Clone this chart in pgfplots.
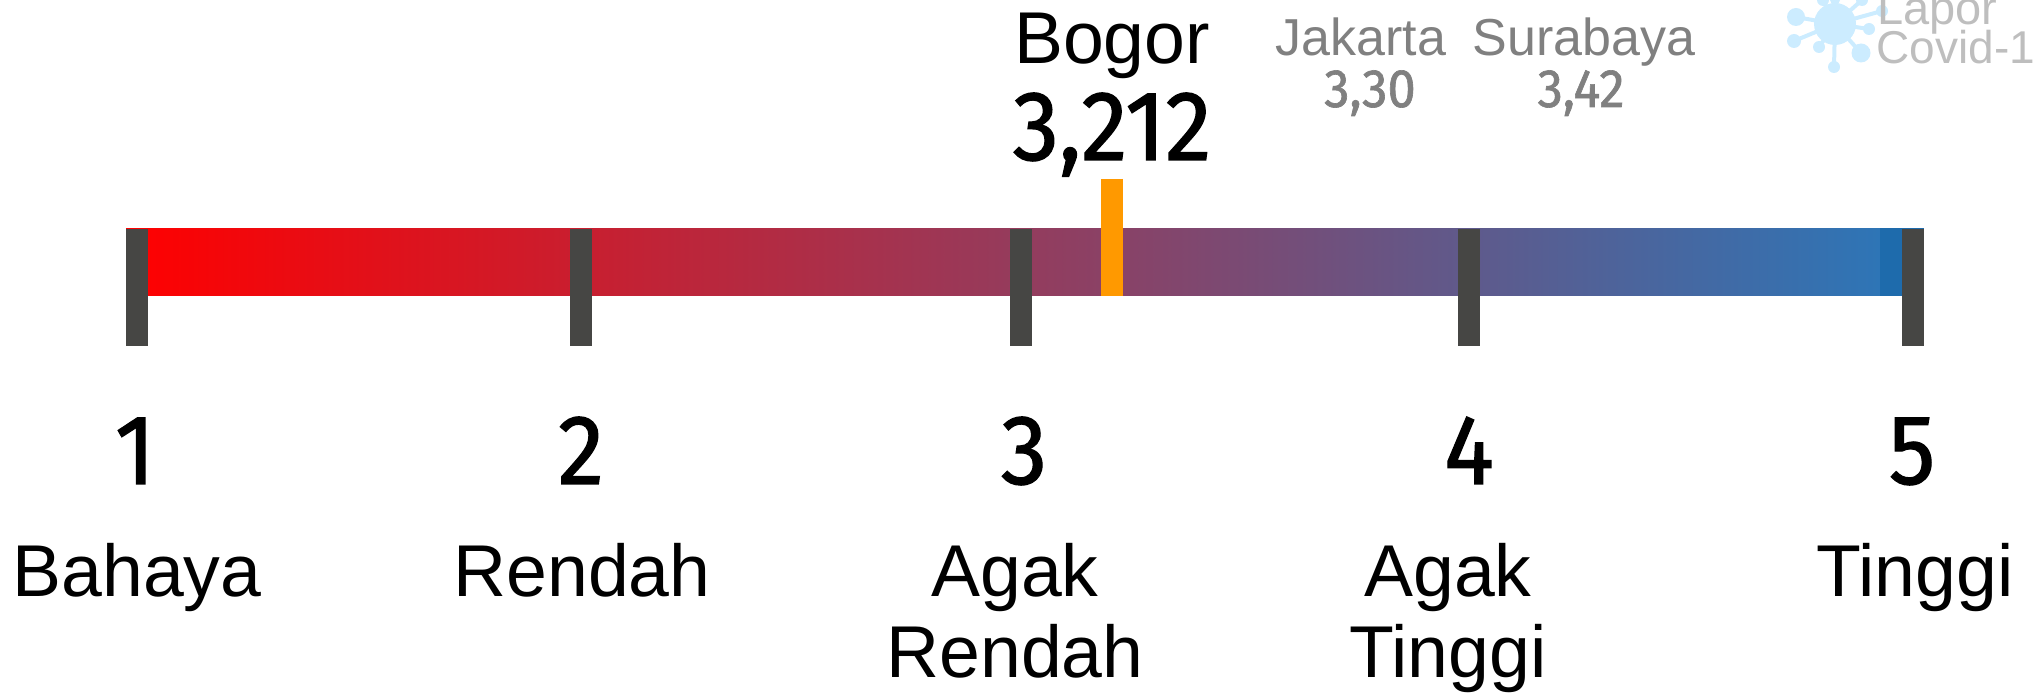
\documentclass[border=0pt]{standalone}
\usepackage{pgfplots}
\pgfplotsset{compat=1.18}
\usepackage{fontspec}
\setmainfont{Liberation Sans}
\newfontfamily\din[FakeStretch=0.94,FakeBold=1.2]{Fira Sans}
\definecolor{tickc}{RGB}{70,70,68}
\definecolor{markc}{RGB}{255,153,0}
\definecolor{virus}{RGB}{204,236,255}
\definecolor{endblue}{RGB}{30,107,172}
\definecolor{midgray}{RGB}{128,128,128}
\definecolor{logogray}{RGB}{190,190,190}
\newcommand{\lab}[4]{\node[anchor=base,inner sep=0pt,font=#3] at (#1,#2) {#4};}
\newcommand{\labg}[4]{\node[anchor=base,inner sep=0pt,text=midgray,font=#3] at (#1,#2) {#4};}
\begin{document}
\begin{tikzpicture}[x=0.5pt,y=-0.5pt]
\useasboundingbox (0,0) rectangle (2033,694);
\begin{axis}[at={(0,0)},anchor=north west,scale only axis,width=1016.5pt,height=347pt,
  axis lines=none,clip=false,y dir=reverse,
  xmin=0.69144,xmax=5.27027,ymin=0,ymax=694,
  colormap={score}{rgb255(0)=(255,0,0); rgb255(1)=(46,117,182)},
  point meta min=1.05,point meta max=4.926]
\addplot[patch,patch type=rectangle,shader=interp,point meta=x] coordinates
  {(0.9752,228) (4.926,228) (4.926,295.3) (0.9752,295.3)};
\addplot[fill=endblue,draw=none] coordinates
  {(4.926,228) (5.0248,228) (5.0248,296) (4.926,296)} --cycle;
\addplot[tickc,line width=11pt] coordinates {(1,229) (1,346)};
\addplot[tickc,line width=11pt] coordinates {(2,229) (2,346)};
\addplot[tickc,line width=11pt] coordinates {(2.991,229) (2.991,346)};
\addplot[tickc,line width=11pt] coordinates {(4,229) (4,346)};
\addplot[tickc,line width=11pt] coordinates {(5,229) (5,346)};
\addplot[markc,line width=11pt] coordinates {(3.196,179) (3.196,296)};
\end{axis}
% logo
\begin{scope}[virus]
\foreach \a/\b/\r in {1796/17/9,1794/41/7,1819/47/6,1834/67/6,1861/53/9.5,1869/29/6,1882/11/6,1862/0/6,1823/0/6,1835/0/5}{
  \draw[line width=2pt] (1835,24) -- (\a,\b);
  \fill (\a,\b) circle [radius=\r];
}
\fill (1835,24) circle [radius=21];
\end{scope}
\node[anchor=base west,inner sep=0pt,font=\fontsize{23.5pt}{28pt}\selectfont,text=logogray] at (1877,25) {Lapor};
\node[anchor=base west,inner sep=0pt,font=\fontsize{23pt}{28pt}\selectfont,text=logogray] at (1876,64) {Covid-19};
% marker texts
\lab{1112}{64}{\fontsize{36.7pt}{40pt}\selectfont}{Bogor}
\lab{1112}{160}{\din\fontsize{49.5pt}{54pt}\selectfont}{3,212}
\labg{1361}{56}{\fontsize{26pt}{30pt}\selectfont}{Jakarta}
\labg{1584}{56}{\fontsize{26pt}{30pt}\selectfont}{Surabaya}
\labg{1370}{107}{\din\fontsize{27pt}{30pt}\selectfont}{3,30}
\labg{1581}{107}{\din\fontsize{27pt}{30pt}\selectfont}{3,42}
% scale numbers
\lab{135}{484}{\din\fontsize{49.5pt}{54pt}\selectfont}{1}
\lab{581}{484}{\din\fontsize{49.5pt}{54pt}\selectfont}{2}
\lab{1024}{484}{\din\fontsize{49.5pt}{54pt}\selectfont}{3}
\lab{1469}{484}{\din\fontsize{49.5pt}{54pt}\selectfont}{4}
\lab{1912}{484}{\din\fontsize{49.5pt}{54pt}\selectfont}{5}
% scale names
\lab{137}{596}{\fontsize{36.7pt}{40pt}\selectfont}{Bahaya}
\lab{582}{596}{\fontsize{36.7pt}{40pt}\selectfont}{Rendah}
\lab{1015}{596}{\fontsize{36.7pt}{40pt}\selectfont}{Agak}
\lab{1015}{677}{\fontsize{36.7pt}{40pt}\selectfont}{Rendah}
\lab{1448}{596}{\fontsize{36.7pt}{40pt}\selectfont}{Agak}
\lab{1448}{677}{\fontsize{36.7pt}{40pt}\selectfont}{Tinggi}
\lab{1915}{596}{\fontsize{36.7pt}{40pt}\selectfont}{Tinggi}
\end{tikzpicture}
\end{document}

━━━━━━━━━━━━━━━━━━━━

--- WHAT THIS TASK INVOLVES ---
Every line should be retyped exactly, with the pictures omitted.

--- TASK ANSWER ---
Clone this chart in pgfplots.
\documentclass[border=0pt]{standalone}
\usepackage{pgfplots}
\pgfplotsset{compat=1.18}
\usepackage{fontspec}
\setmainfont{Liberation Sans}
\newfontfamily\din[FakeStretch=0.94,FakeBold=1.2]{Fira Sans}
\definecolor{tickc}{RGB}{70,70,68}
\definecolor{markc}{RGB}{255,153,0}
\definecolor{virus}{RGB}{204,236,255}
\definecolor{endblue}{RGB}{30,107,172}
\definecolor{midgray}{RGB}{128,128,128}
\definecolor{logogray}{RGB}{190,190,190}
\newcommand{\lab}[4]{\node[anchor=base,inner sep=0pt,font=#3] at (#1,#2) {#4};}
\newcommand{\labg}[4]{\node[anchor=base,inner sep=0pt,text=midgray,font=#3] at (#1,#2) {#4};}
\begin{document}
\begin{tikzpicture}[x=0.5pt,y=-0.5pt]
\useasboundingbox (0,0) rectangle (2033,694);
\begin{axis}[at={(0,0)},anchor=north west,scale only axis,width=1016.5pt,height=347pt,
  axis lines=none,clip=false,y dir=reverse,
  xmin=0.69144,xmax=5.27027,ymin=0,ymax=694,
  colormap={score}{rgb255(0)=(255,0,0); rgb255(1)=(46,117,182)},
  point meta min=1.05,point meta max=4.926]
\addplot[patch,patch type=rectangle,shader=interp,point meta=x] coordinates
  {(0.9752,228) (4.926,228) (4.926,295.3) (0.9752,295.3)};
\addplot[fill=endblue,draw=none] coordinates
  {(4.926,228) (5.0248,228) (5.0248,296) (4.926,296)} --cycle;
\addplot[tickc,line width=11pt] coordinates {(1,229) (1,346)};
\addplot[tickc,line width=11pt] coordinates {(2,229) (2,346)};
\addplot[tickc,line width=11pt] coordinates {(2.991,229) (2.991,346)};
\addplot[tickc,line width=11pt] coordinates {(4,229) (4,346)};
\addplot[tickc,line width=11pt] coordinates {(5,229) (5,346)};
\addplot[markc,line width=11pt] coordinates {(3.196,179) (3.196,296)};
\end{axis}
% logo
\begin{scope}[virus]
\foreach \a/\b/\r in {1796/17/9,1794/41/7,1819/47/6,1834/67/6,1861/53/9.5,1869/29/6,1882/11/6,1862/0/6,1823/0/6,1835/0/5}{
  \draw[line width=2pt] (1835,24) -- (\a,\b);
  \fill (\a,\b) circle [radius=\r];
}
\fill (1835,24) circle [radius=21];
\end{scope}
\node[anchor=base west,inner sep=0pt,font=\fontsize{23.5pt}{28pt}\selectfont,text=logogray] at (1877,25) {Lapor};
\node[anchor=base west,inner sep=0pt,font=\fontsize{23pt}{28pt}\selectfont,text=logogray] at (1876,64) {Covid-19};
% marker texts
\lab{1112}{64}{\fontsize{36.7pt}{40pt}\selectfont}{Bogor}
\lab{1112}{160}{\din\fontsize{49.5pt}{54pt}\selectfont}{3,212}
\labg{1361}{56}{\fontsize{26pt}{30pt}\selectfont}{Jakarta}
\labg{1584}{56}{\fontsize{26pt}{30pt}\selectfont}{Surabaya}
\labg{1370}{107}{\din\fontsize{27pt}{30pt}\selectfont}{3,30}
\labg{1581}{107}{\din\fontsize{27pt}{30pt}\selectfont}{3,42}
% scale numbers
\lab{135}{484}{\din\fontsize{49.5pt}{54pt}\selectfont}{1}
\lab{581}{484}{\din\fontsize{49.5pt}{54pt}\selectfont}{2}
\lab{1024}{484}{\din\fontsize{49.5pt}{54pt}\selectfont}{3}
\lab{1469}{484}{\din\fontsize{49.5pt}{54pt}\selectfont}{4}
\lab{1912}{484}{\din\fontsize{49.5pt}{54pt}\selectfont}{5}
% scale names
\lab{137}{596}{\fontsize{36.7pt}{40pt}\selectfont}{Bahaya}
\lab{582}{596}{\fontsize{36.7pt}{40pt}\selectfont}{Rendah}
\lab{1015}{596}{\fontsize{36.7pt}{40pt}\selectfont}{Agak}
\lab{1015}{677}{\fontsize{36.7pt}{40pt}\selectfont}{Rendah}
\lab{1448}{596}{\fontsize{36.7pt}{40pt}\selectfont}{Agak}
\lab{1448}{677}{\fontsize{36.7pt}{40pt}\selectfont}{Tinggi}
\lab{1915}{596}{\fontsize{36.7pt}{40pt}\selectfont}{Tinggi}
\end{tikzpicture}
\end{document}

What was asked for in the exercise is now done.